REQUIREMENT:
Begin with the first line of the material and copy each line word for word through the line that contains "plt.rcParams['font.family'] = ['Liberation"; the pictures are left out.

PROVIDED MATERIAL:
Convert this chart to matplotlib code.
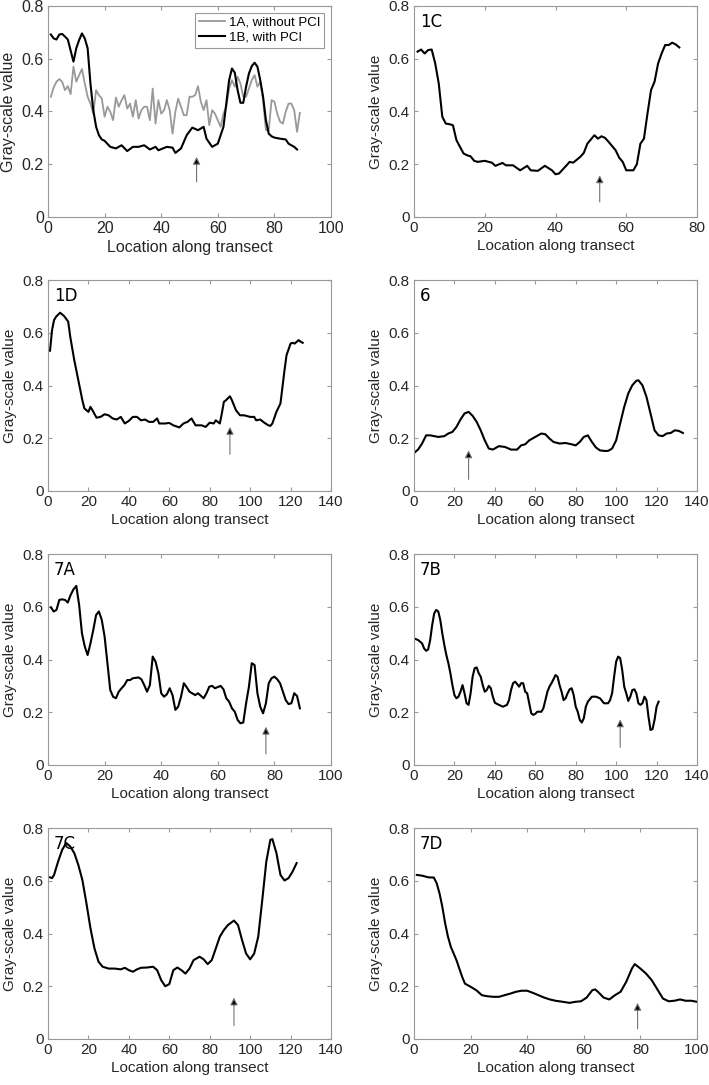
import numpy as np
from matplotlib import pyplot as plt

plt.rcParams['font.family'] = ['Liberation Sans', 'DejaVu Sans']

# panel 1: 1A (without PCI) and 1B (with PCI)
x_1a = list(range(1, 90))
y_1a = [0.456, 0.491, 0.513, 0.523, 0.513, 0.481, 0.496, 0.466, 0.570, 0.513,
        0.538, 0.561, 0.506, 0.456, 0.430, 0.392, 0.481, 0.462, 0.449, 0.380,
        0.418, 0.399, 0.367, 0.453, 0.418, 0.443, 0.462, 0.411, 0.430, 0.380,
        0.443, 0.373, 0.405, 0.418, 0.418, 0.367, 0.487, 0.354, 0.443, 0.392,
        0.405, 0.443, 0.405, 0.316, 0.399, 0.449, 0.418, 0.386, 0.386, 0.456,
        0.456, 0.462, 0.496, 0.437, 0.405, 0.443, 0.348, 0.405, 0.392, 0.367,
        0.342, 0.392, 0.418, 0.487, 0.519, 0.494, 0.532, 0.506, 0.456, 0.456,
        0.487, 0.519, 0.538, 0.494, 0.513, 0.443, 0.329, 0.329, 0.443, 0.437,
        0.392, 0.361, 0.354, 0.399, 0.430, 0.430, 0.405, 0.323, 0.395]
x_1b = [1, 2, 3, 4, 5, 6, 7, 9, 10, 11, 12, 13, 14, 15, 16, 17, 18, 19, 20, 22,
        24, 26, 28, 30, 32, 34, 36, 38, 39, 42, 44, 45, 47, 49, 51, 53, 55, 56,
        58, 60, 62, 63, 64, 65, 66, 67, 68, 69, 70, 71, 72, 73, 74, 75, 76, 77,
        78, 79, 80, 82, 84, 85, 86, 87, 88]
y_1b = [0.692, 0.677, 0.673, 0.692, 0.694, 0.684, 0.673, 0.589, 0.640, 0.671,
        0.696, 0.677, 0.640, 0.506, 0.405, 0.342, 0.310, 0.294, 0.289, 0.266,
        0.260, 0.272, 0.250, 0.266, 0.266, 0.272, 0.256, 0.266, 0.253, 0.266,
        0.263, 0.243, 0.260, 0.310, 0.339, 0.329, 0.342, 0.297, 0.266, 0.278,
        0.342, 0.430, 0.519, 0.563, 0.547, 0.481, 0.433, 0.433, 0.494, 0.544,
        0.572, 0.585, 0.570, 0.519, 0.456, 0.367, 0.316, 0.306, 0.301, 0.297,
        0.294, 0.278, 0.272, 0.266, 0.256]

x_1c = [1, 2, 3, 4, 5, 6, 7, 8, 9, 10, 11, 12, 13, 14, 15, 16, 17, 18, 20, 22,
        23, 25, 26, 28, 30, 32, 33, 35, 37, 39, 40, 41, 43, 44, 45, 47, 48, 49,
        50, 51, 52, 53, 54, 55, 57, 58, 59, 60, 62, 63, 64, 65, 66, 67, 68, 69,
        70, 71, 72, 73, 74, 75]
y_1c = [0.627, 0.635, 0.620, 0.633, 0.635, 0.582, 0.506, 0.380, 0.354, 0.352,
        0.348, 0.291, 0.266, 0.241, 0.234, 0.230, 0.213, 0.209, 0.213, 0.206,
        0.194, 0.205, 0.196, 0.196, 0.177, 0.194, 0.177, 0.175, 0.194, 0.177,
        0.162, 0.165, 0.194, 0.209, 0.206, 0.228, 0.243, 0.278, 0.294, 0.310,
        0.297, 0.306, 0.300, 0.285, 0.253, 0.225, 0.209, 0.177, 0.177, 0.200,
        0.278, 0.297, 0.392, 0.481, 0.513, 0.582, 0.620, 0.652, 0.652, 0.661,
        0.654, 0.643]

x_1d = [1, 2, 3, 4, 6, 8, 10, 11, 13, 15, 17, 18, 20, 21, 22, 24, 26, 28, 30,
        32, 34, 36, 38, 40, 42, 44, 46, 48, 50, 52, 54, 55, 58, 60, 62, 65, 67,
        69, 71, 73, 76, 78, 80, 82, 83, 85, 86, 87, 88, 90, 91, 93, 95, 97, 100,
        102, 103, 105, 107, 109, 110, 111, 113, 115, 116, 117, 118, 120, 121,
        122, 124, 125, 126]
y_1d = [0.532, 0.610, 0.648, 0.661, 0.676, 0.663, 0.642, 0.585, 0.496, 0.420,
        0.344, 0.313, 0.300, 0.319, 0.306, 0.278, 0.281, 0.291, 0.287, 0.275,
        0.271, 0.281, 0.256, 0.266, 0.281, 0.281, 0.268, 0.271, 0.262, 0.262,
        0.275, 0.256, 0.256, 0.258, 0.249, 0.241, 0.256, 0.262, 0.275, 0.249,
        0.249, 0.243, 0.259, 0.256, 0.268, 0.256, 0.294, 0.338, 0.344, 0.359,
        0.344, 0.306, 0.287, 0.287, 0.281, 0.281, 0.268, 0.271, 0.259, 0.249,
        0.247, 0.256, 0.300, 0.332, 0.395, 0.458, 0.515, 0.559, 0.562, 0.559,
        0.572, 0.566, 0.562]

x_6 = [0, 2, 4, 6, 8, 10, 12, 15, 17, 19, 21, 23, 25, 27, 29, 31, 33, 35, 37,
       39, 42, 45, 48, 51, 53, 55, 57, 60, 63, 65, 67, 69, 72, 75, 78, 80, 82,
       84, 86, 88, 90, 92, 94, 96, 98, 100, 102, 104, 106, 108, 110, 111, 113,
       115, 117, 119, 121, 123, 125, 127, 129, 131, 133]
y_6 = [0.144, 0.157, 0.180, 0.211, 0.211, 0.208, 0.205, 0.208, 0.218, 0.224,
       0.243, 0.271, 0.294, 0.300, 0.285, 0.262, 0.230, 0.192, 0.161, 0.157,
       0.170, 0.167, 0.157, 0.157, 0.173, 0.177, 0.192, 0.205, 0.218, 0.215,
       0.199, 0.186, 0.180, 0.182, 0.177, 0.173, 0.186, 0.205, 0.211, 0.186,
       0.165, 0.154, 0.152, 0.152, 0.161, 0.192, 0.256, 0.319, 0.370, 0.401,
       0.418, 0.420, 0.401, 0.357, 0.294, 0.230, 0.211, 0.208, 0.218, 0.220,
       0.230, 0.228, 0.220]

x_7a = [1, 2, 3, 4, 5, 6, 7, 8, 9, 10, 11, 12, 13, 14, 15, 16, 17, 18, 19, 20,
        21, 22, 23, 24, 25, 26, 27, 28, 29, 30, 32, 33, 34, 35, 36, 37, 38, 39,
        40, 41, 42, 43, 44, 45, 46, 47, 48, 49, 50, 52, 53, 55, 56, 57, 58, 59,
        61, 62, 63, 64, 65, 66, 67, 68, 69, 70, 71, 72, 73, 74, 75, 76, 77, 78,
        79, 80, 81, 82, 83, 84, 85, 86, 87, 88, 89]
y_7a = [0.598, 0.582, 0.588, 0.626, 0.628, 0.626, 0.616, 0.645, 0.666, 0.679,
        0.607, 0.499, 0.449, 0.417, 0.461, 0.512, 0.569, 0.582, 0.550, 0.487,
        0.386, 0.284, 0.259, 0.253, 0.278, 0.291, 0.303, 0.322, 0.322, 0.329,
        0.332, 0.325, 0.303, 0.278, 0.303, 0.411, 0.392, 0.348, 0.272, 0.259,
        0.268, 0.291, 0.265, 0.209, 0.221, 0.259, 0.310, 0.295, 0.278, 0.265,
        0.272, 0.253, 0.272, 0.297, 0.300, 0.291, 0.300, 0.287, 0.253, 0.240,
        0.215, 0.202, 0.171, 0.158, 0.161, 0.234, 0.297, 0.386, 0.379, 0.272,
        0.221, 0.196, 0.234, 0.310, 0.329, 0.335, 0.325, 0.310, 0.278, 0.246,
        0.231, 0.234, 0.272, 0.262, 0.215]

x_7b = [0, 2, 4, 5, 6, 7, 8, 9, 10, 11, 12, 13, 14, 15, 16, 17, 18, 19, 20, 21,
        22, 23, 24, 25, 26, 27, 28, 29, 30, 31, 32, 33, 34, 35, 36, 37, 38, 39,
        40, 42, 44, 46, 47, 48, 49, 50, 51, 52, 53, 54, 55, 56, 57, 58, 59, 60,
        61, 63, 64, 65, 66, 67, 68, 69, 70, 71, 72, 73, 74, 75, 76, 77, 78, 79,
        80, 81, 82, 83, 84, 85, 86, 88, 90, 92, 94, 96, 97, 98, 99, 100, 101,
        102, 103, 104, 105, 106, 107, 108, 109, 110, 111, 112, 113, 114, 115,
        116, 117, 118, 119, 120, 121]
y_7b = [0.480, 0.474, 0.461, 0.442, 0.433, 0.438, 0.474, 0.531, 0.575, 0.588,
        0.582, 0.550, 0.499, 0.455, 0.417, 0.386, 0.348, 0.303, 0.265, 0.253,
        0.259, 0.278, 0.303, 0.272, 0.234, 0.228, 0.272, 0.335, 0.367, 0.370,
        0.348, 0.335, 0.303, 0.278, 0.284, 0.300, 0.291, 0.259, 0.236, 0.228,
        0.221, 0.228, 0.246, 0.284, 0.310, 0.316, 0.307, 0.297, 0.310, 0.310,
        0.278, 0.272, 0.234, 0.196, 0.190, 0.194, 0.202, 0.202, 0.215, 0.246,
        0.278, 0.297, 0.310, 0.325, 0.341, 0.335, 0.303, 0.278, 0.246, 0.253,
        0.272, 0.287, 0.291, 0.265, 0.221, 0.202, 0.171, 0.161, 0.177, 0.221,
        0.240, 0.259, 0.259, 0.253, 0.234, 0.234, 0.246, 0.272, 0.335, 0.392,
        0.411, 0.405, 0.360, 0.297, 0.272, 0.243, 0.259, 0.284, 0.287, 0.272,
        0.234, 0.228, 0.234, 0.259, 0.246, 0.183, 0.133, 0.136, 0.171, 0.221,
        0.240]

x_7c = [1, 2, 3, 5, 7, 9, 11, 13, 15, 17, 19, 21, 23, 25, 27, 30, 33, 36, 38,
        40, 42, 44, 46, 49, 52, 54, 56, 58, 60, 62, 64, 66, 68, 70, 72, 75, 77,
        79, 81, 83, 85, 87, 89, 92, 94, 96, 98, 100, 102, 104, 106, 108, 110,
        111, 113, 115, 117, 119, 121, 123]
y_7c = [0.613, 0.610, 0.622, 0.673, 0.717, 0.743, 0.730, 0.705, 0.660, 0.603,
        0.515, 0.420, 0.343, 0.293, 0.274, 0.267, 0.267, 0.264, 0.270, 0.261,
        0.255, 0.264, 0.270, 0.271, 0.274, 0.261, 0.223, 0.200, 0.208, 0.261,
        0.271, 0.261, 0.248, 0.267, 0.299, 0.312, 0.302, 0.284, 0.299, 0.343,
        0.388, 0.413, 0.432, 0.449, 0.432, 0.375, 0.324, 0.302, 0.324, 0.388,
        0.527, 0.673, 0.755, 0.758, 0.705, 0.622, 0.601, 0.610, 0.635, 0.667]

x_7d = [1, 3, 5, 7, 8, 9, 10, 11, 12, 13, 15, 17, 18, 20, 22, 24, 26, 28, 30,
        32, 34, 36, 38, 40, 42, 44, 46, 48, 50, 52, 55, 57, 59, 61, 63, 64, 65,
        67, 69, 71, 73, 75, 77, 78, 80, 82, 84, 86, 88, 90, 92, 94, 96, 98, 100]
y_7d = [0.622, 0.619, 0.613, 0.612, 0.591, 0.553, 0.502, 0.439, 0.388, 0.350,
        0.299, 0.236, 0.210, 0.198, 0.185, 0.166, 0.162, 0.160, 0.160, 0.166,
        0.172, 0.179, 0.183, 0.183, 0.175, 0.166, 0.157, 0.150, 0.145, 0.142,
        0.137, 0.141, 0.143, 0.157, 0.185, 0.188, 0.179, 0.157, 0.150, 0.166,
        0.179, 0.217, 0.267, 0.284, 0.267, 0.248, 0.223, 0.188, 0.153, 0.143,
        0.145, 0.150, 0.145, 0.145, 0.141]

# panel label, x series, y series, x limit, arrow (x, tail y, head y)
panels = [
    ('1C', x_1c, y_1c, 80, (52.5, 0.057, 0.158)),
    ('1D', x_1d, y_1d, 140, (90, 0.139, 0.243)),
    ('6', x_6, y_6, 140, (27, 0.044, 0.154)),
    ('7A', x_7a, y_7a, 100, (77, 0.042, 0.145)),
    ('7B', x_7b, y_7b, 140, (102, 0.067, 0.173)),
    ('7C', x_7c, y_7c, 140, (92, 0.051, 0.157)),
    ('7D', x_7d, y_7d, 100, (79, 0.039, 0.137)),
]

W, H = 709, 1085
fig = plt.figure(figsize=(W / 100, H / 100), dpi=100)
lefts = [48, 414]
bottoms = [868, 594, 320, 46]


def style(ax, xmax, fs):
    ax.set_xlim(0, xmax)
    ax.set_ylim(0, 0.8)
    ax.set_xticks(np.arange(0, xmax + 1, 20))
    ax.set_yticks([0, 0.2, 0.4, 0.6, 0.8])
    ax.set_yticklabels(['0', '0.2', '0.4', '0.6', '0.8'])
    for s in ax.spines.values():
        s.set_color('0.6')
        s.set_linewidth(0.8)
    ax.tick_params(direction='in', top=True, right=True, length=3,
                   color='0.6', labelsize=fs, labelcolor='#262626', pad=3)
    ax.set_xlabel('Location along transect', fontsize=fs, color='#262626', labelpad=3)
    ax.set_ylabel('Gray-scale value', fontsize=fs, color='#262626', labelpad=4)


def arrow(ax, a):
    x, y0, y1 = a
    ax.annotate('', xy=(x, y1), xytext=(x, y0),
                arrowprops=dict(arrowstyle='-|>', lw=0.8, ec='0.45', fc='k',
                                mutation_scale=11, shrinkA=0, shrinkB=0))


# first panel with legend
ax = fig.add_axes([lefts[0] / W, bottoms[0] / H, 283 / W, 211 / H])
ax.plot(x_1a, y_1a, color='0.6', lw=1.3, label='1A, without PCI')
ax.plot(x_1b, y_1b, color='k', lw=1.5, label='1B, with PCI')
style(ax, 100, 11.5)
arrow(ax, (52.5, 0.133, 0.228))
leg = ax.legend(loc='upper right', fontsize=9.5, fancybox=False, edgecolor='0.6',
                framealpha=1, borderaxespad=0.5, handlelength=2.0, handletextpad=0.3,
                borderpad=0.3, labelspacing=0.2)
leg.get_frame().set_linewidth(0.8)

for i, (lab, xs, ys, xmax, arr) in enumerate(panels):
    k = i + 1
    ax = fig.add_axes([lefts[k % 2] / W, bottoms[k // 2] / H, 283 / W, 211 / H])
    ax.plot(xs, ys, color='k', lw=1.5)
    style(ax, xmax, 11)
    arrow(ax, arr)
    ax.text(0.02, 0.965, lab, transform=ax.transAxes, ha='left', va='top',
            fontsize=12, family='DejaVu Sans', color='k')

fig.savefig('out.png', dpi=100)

SOLUTION TO THE EXERCISE:
Convert this chart to matplotlib code.
import numpy as np
from matplotlib import pyplot as plt

plt.rcParams['font.family'] = ['Liberation Sans', 'DejaVu Sans']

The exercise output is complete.